It’s commodities that have been taking centre stage at the early part of the week. Yesterday it was gold and the push below the 1,100 level, something which has been repeated again overnight. But other commodities have also been under pressure, including oil, platinum and palladium. For currencies, the declines in commodities has put pressure on both the Canadian dollar and also the Aussie.
The standout has been the kiwi, recovering from the 0.65 level on the dollar. A continuation of recent trends could once again start to impact on monetary policy expectations, just as the momentum towards an increase in Fed rates this year was starting to build once again. All of this has left the theme of the past few weeks, namely Greece, somewhat in the background.
The focus is likely to remain on other markets today. European equity markets have pushed ahead since the low seen 7th July, with only another 3% to go before new highs for the year are made on the EURO STOXX 50 (FSTX). For currencies, the main policy focus will be with the New Zealand interest rate decision tomorrow evening, where expectations are fairly strong for a further 25bp easing to 3.00% on the key rate.
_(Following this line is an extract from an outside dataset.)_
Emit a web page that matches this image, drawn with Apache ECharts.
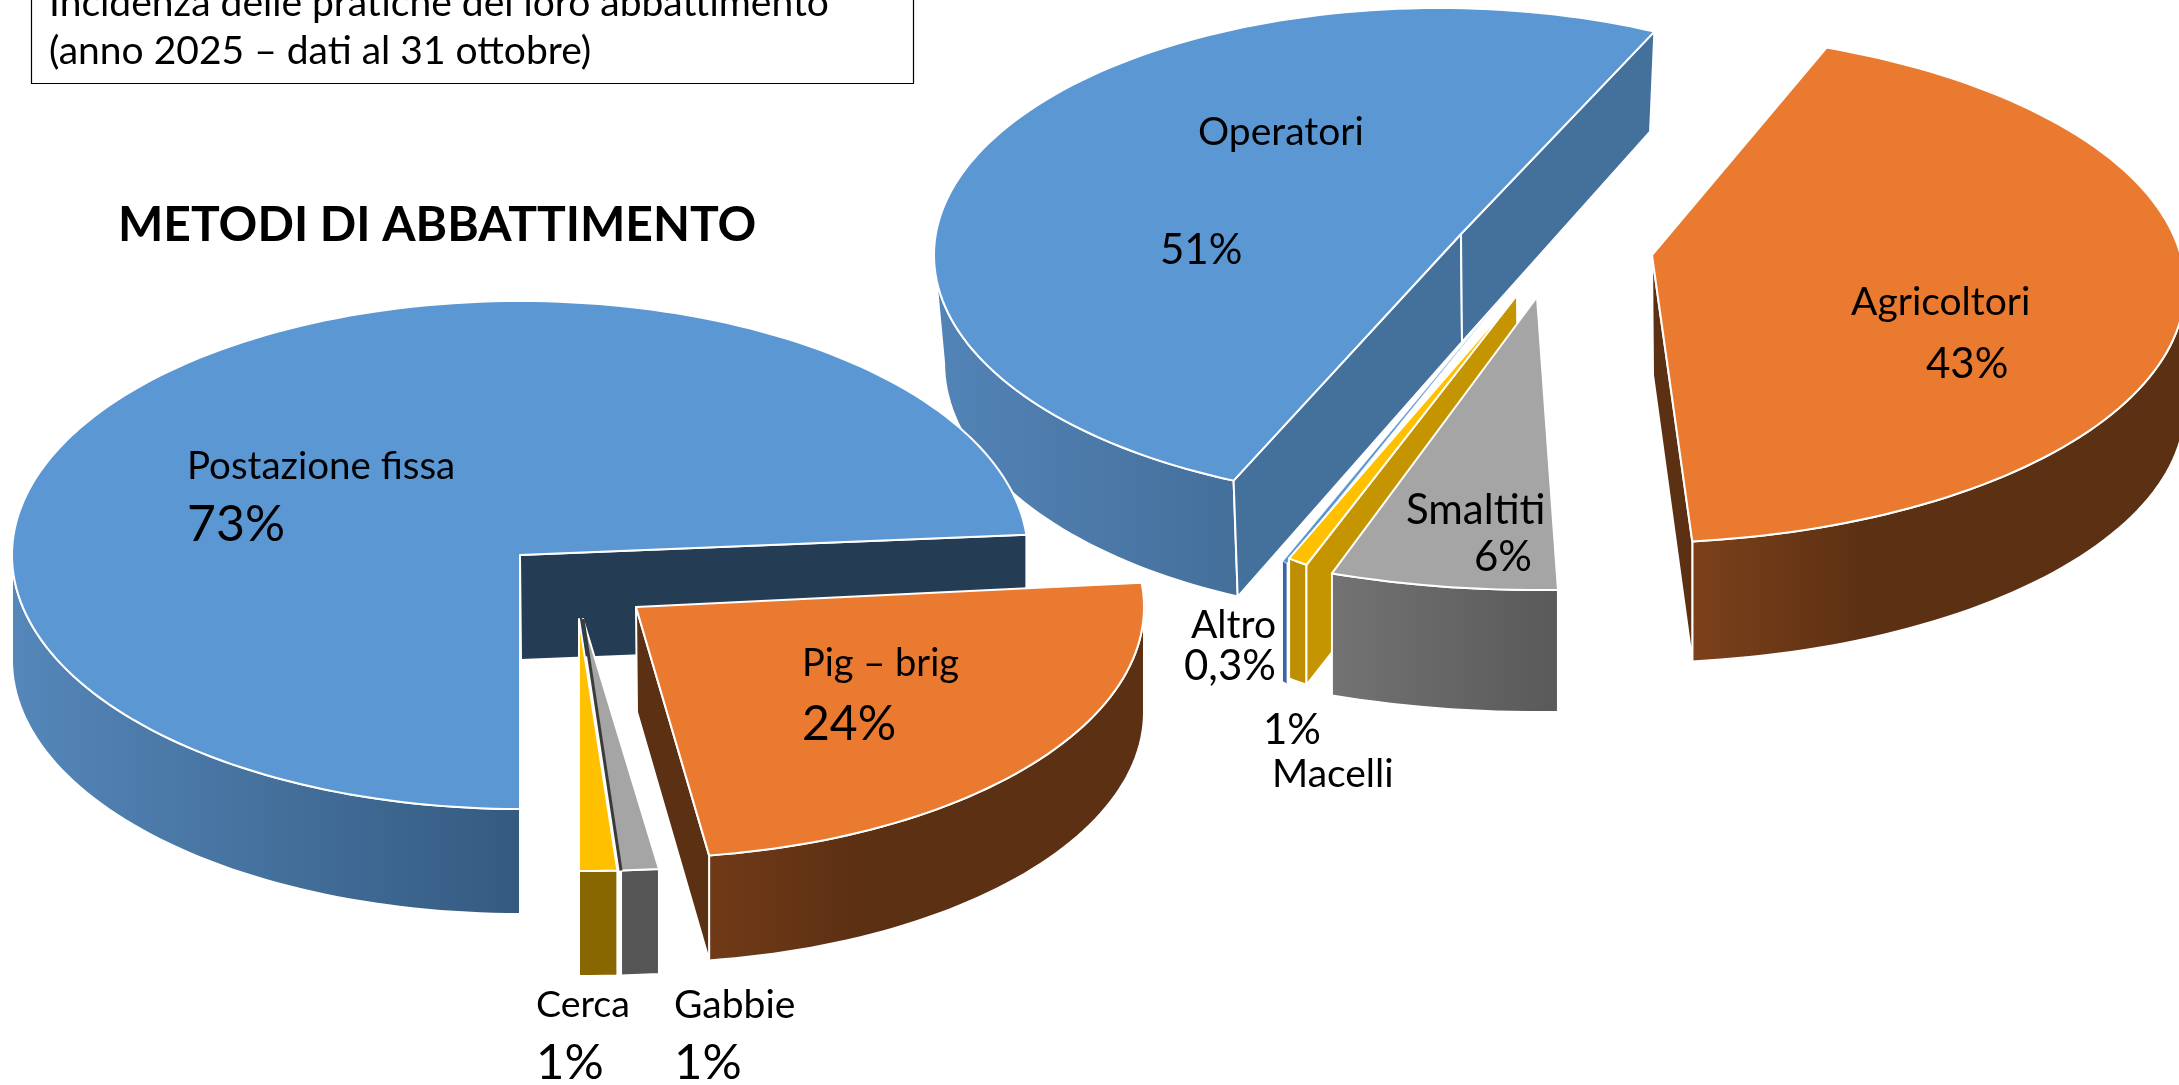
<!DOCTYPE html>
<html>
<head>
<meta charset="utf-8">
<style>
    html, body { margin: 0; padding: 0; background: #fff; }
    #main { width: 2179px; height: 1085px; }
</style>
<script src="https://cdn.jsdelivr.net/npm/echarts@6/dist/echarts.min.js"></script>
</head>
<body>
<div id="main"></div>
<script>
// left pie
const metodiNames = ['Postazione fissa', 'Pig – brig', 'Gabbie', 'Cerca'];
const metodiValues = [73, 24, 1, 1];
// right pie
const soggettiNames = ['Operatori', 'Agricoltori', 'Smaltiti', 'Macelli', 'Altro'];
const soggettiValues = [51, 43, 6, 1, 0.3];

const boxLines = ['Incidenza delle pratiche del loro abbattimento', '(anno 2025 – dati al 31 ottobre)'];
const chartTitle = 'METODI DI ABBATTIMENTO';

const FONT = 'Lato, "Open Sans", sans-serif';

const BLUE = '#5b97d3';
const ORANGE = '#e97a30';
const GREY = '#a5a5a5';
const YELLOW = '#ffc000';
const BROWN = '#5c3013';

// one entry per slice: apex of the wedge, shift of the rim ellipse from it, radii, rotation, colours
const metodiLayout = [
    { apex: [520, 555], shift: [0, 0], rx: 508, ry: 254, rot: 0, depth: 105, top: BLUE,
        rim: ['#5587ba', '#345a80'], wallEnd: '#243c54', order: 1,
        name: [187, 467, 38.5], pct: [187, 525, 50] },
    { apex: [636, 607], shift: [0, 0], rx: 508, ry: 251, rot: -1, depth: 105, top: ORANGE,
        rim: ['#713a17', BROWN], rimStop: 0.35, wallEnd: BROWN, order: 4,
        name: [802, 664, 38], pct: [802, 725, 48] },
    { apex: [583, 619], shift: [0, 0], rx: 600, ry: 252, rot: 0, depth: 105, top: GREY,
        rim: ['#555555', '#555555'], edgeStart: '#3a3a3a', order: 2,
        name: [674, 1005, 39], pct: [674, 1063, 49] },
    { apex: [579, 619], shift: [0, 0], rx: 605, ry: 252, rot: 0, depth: 105, top: YELLOW,
        rim: ['#886600', '#886600'], order: 3,
        name: [536, 1005, 37.5], pct: [536, 1063, 49] }
];

const soggettiLayout = [
    { apex: [1461, 234], shift: [-22, 21], rx: 505, ry: 247, rot: 0, depth: 108, persp: 0.08, taper: 0.98, top: BLUE,
        rim: ['#5384b7', '#446f9b'], wallStart: '#44709c', wallEnd: '#44709c', order: 1,
        name: [1198, 132, 39], pct: [1160, 250, 42] },
    { apex: [1652, 255], shift: [-22, 32], rx: 555, ry: 256, rot: -4.5, depth: 120, top: ORANGE,
        rim: ['#7c411a', BROWN], rimStop: 0.35, wallEnd: BROWN, order: 2,
        name: [1851, 302, 39], pct: [1926, 364, 42] },
    { apex: [1537, 297], shift: [0, 0], rx: 618, ry: 293, rot: 0, depth: 122, top: GREY,
        rim: ['#737373', '#595959'], order: 5,
        name: [1406, 510, 42], pct: [1474, 557, 42] },
    { apex: [1517, 295], shift: [-111, 0], rx: 300, ry: 286, rot: 0, depth: 120, top: YELLOW,
        rim: ['#bd8f00', '#bd8f00'], wallStart: '#c49500', order: 4,
        name: [1272, 774, 39], pct: [1263, 730, 42] },
    { apex: [1500, 300], shift: [-130, 0], rx: 214, ry: 286, rot: 0, depth: 120, top: BLUE, thin: true,
        rim: ['#3f63a8', '#3f63a8'], order: 3,
        name: [1191, 625, 39], pct: [1184, 666, 42] }
];

function rimPoint(slice, angle, down) {
    const rad = angle * Math.PI / 180;
    const cy = slice.apex[1] + slice.shift[1];
    const y = cy - Math.cos(rad) * slice.ry;
    if (!down) {
        return [slice.apex[0] + slice.shift[0] + Math.sin(rad) * slice.rx, y];
    }
    const taper = slice.taper || 1;
    const d = slice.depth * (1 + (slice.persp || 0) * (y - cy) / slice.ry);
    return [slice.apex[0] + slice.shift[0] + Math.sin(rad) * slice.rx * taper, y + d];
}

function arcPoints(slice, a0, a1, down) {
    const pts = [];
    const n = Math.max(2, Math.ceil(Math.abs(a1 - a0) / 1.5));
    for (let i = 0; i <= n; i++) {
        pts.push(rimPoint(slice, a0 + (a1 - a0) * i / n, down));
    }
    return pts;
}

function polygon(points, fill, z2, strokeWidth) {
    return {
        type: 'polygon',
        z2: z2,
        shape: { points: points },
        style: { fill: fill, stroke: strokeWidth ? '#ffffff' : null, lineWidth: strokeWidth || 0, lineJoin: 'round' }
    };
}

function wall(slice, angle, fill, z2) {
    return polygon([
        slice.apex,
        rimPoint(slice, angle, false),
        rimPoint(slice, angle, true),
        [slice.apex[0] + 1, slice.apex[1] + slice.depth]
    ], fill, z2, 2);
}

function labelText(pos, text) {
    return {
        type: 'text',
        z2: 1000,
        style: {
            x: pos[0], y: pos[1], text: text,
            fontSize: pos[2], fontFamily: FONT, fill: '#000000',
            align: 'left', verticalAlign: 'middle'
        }
    };
}

function pctText(v) {
    return String(v).replace('.', ',') + '%';
}

function pieSeries(names, values, layout, startAngle, z) {
    const total = values.reduce((a, b) => a + b, 0);
    let cum = [0];
    values.forEach((v) => cum.push(cum[cum.length - 1] + v));

    return {
        type: 'custom',
        coordinateSystem: 'none',
        z: z,
        silent: true,
        animation: false,
        data: values.map((v) => [v]),
        renderItem: function (params, api) {
            const i = params.dataIndex;
            const slice = layout[i];
            const angleOf = (c) => echarts.number.linearMap(c, [0, total], [startAngle, startAngle + 360]);
            const a0 = ((angleOf(cum[i]) + slice.rot) % 360 + 360) % 360;
            const a1 = a0 + api.value(0) / total * 360;
            const base = slice.order * 10;
            const children = [];

            // front rim, only the part that faces the viewer
            [[90, 270], [450, 630]].forEach(function (range) {
                const from = Math.max(a0, range[0]);
                const to = Math.min(a1, range[1]);
                if (to > from) {
                    const pts = arcPoints(slice, from, to, false).concat(arcPoints(slice, to, from, true));
                    const fill = new echarts.graphic.LinearGradient(0, 0, 1, 0, [
                        { offset: 0, color: slice.rim[0] },
                        { offset: slice.rimStop || 1, color: slice.rim[1] },
                        { offset: 1, color: slice.rim[1] }
                    ]);
                    children.push(polygon(pts, fill, base + 1, slice.thin ? 0 : 2));
                }
            });

            if (slice.wallStart) {
                children.push(wall(slice, a0, slice.wallStart, base + 2));
            }
            if (slice.wallEnd) {
                children.push(wall(slice, a1, slice.wallEnd, base + 2));
            }

            const topPts = [slice.apex].concat(arcPoints(slice, a0, a1, false));
            children.push(polygon(topPts, slice.top, base + 3, slice.thin ? 0.6 : 2));

            if (slice.edgeStart) {
                children.push({
                    type: 'polyline',
                    z2: base + 4,
                    shape: { points: [slice.apex, rimPoint(slice, a1, false)] },
                    style: { stroke: slice.edgeStart, lineWidth: 3, fill: null }
                });
            }

            children.push(labelText(slice.name, names[i]));
            children.push(labelText(slice.pct, pctText(values[i])));
            return { type: 'group', children: children };
        }
    };
}

const chart = echarts.init(document.getElementById('main'), null, { renderer: 'canvas' });
chart.setOption({
    animation: false,
    backgroundColor: '#ffffff',
    graphic: [
        {
            type: 'rect',
            shape: { x: 31.5, y: -10, width: 882, height: 93.5 },
            style: { fill: '#ffffff', stroke: '#000000', lineWidth: 1.2 },
            z: 5
        },
        {
            type: 'text',
            z: 6,
            style: { x: 49, y: 23, text: boxLines[0], fontSize: 39, fontFamily: FONT, fill: '#000', verticalAlign: 'bottom' }
        },
        {
            type: 'text',
            z: 6,
            style: { x: 49, y: 51, text: boxLines[1], fontSize: 39, fontFamily: FONT, fill: '#000', verticalAlign: 'middle' }
        },
        {
            type: 'text',
            z: 6,
            style: { x: 118, y: 226, text: chartTitle, fontSize: 48, fontWeight: 'bold', fontFamily: FONT, fill: '#000', verticalAlign: 'middle' }
        }
    ],
    series: [
        pieSeries(soggettiNames, soggettiValues, soggettiLayout, 204, 1),
        pieSeries(metodiNames, metodiValues, metodiLayout, 180, 2)
    ]
});

window.addEventListener('resize', () => {
    chart.resize();
});
</script>
</body>
</html>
Watch out for further comments on the currency in the accompanying statement, with both the RBNZ and RBA having been more vocal than most on their respective currencies in the past couple of years. Last month they said that the kiwi remains over-valued and that a “further significant downward adjustment is justified”. We’ve seen the trade-weighted kiwi down around 4% since then, so it’s unlikely that we will see a strengthening of their concerns on the currency front.